The trick is that, in SGD you do not need to have 1 billion iterations/updates, but much less iterations/updates, say 1 million, and you will have "good enough" model to use.


I am writing a code to demo the idea. We first solve the linear system by normal equation, then solve it with SGD. Then we compare the results in terms of parameter values and final objective function values. In order to visualize it later, we will have 2 parameters to tune.

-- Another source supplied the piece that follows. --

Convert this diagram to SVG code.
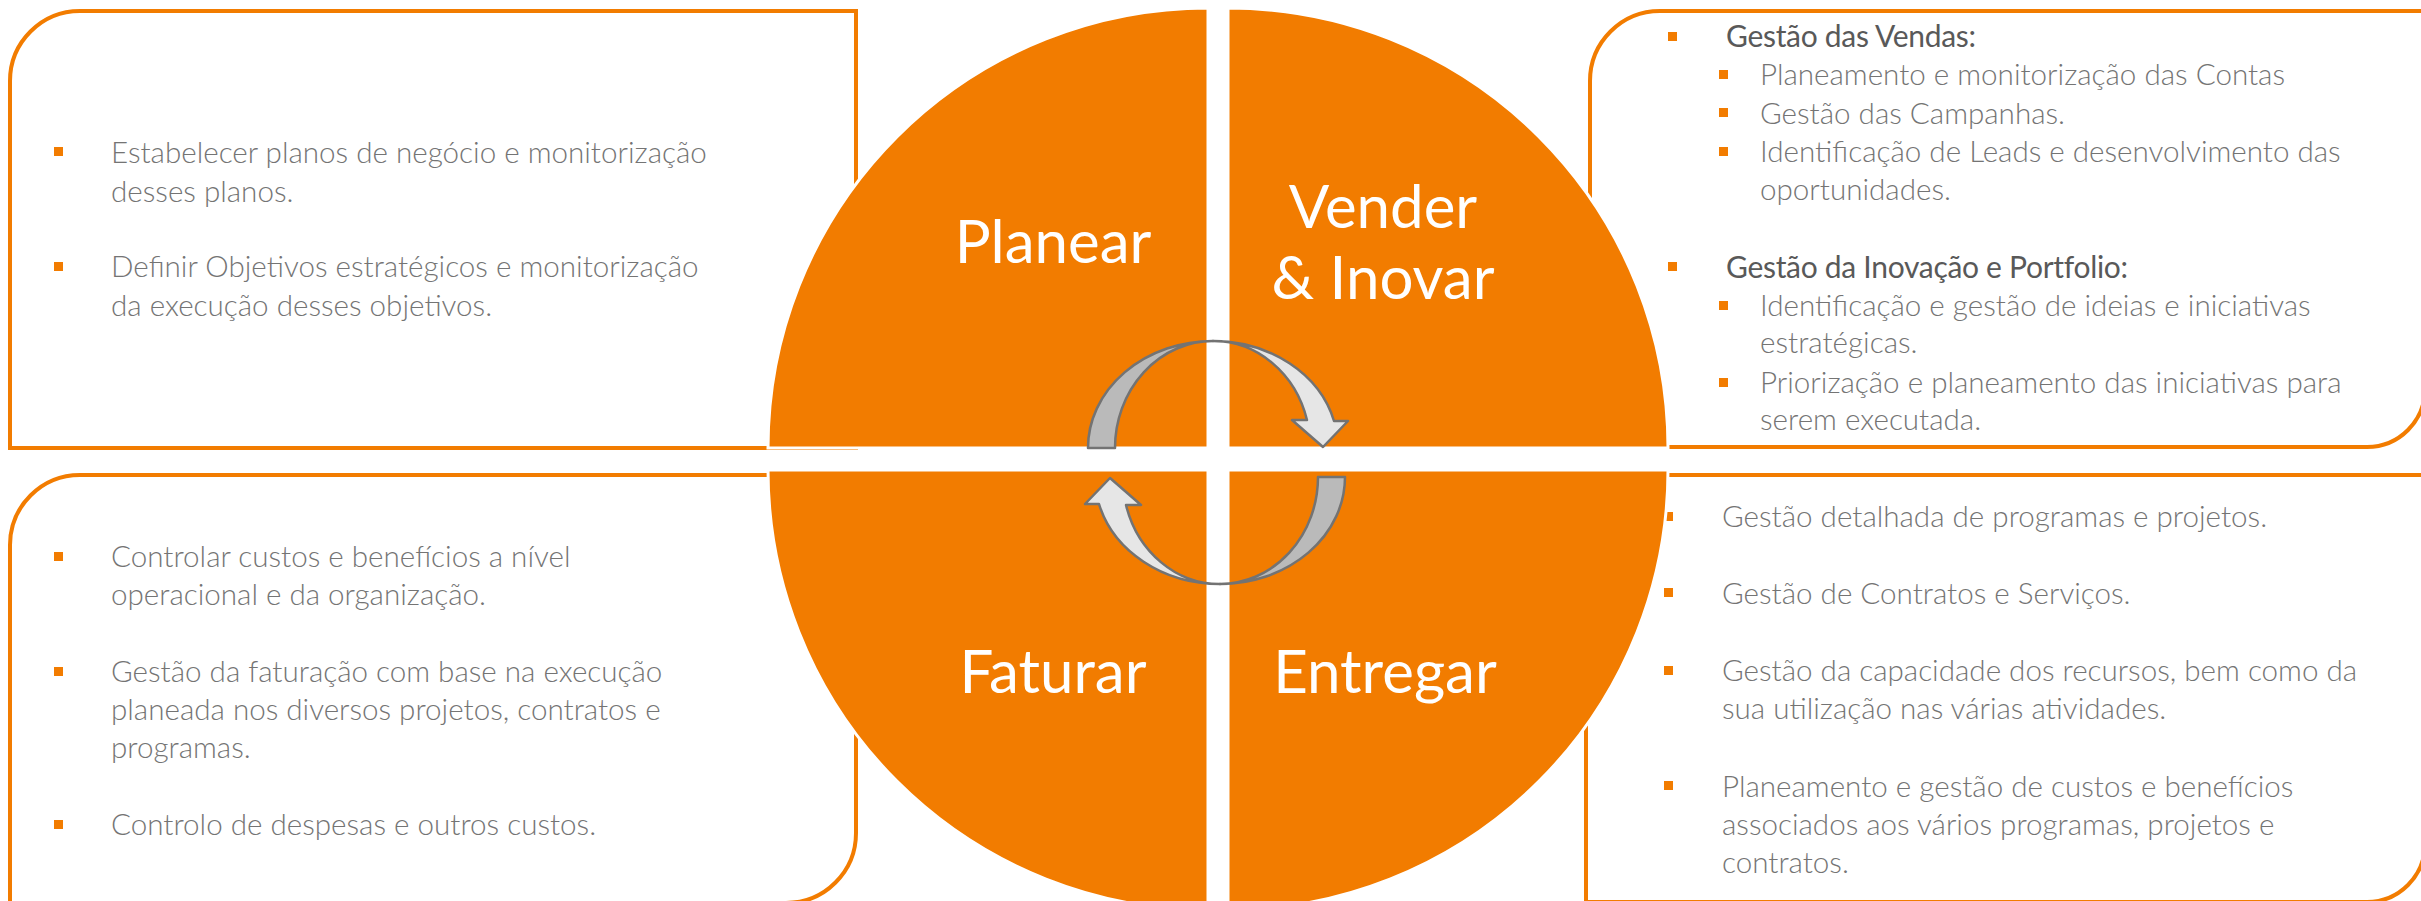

    set.seed(0);n_data=1e3;n_feature=2;
    A=matrix(runif(n_data*n_feature),ncol=n_feature)
    b=runif(n_data)
    res1=solve(t(A) %*% A, t(A) %*% b)

    sq_loss<-function(A,b,x){
      e=A %*% x -b
      v=crossprod(e)
      return(v[1])
    }

    sq_loss_gr_approx<-function(A,b,x){
      # note, in GD, we need to sum over all data
      # here i is just one random index sample
      i=sample(1:n_data, 1)
      gr=2*(crossprod(A[i,],x)-b[i])*A[i,]
      return(gr)
    }

    x=runif(n_feature)
    alpha=0.01
    N_iter=300
    loss=rep(0,N_iter)

    for (i in 1:N_iter){
      x=x-alpha*sq_loss_gr_approx(A,b,x)
      loss[i]=sq_loss(A,b,x)
    }

The results:

as.vector(res1)
[1] 0.4368427 0.3991028
x
[1] 0.3580121 0.4782659

Note, although the parameters are not too close, the loss values are $124.1343$ and $123.0355$ which are very close.

Here is the cost function values over iterations, we can see it can effectively decrease the loss, which illustrates the idea: we can use a subset of data to approximate the gradient and get "good enough" results.

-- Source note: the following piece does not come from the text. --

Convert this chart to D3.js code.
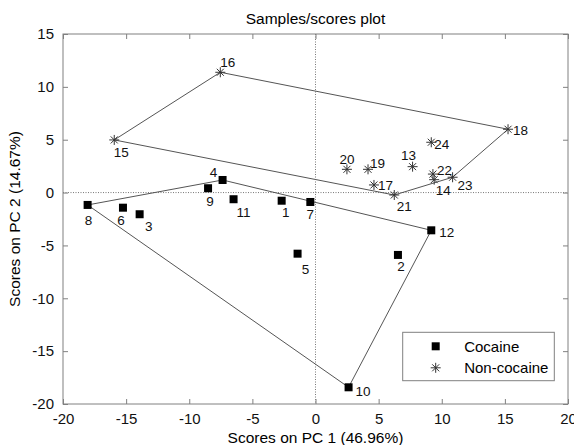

enter image description here

enter image description here

Now let's check the computational efforts between two approaches. In the experiment, we have $1000$ data points, using SD, evaluate gradient once needs to sum over them data. BUT in SGD, sq_loss_gr_approx function only sum up 1 data point, and overall we see, the algorithm converges less than $300$ iterations (note, not $1000$ iterations.) This is the computational savings.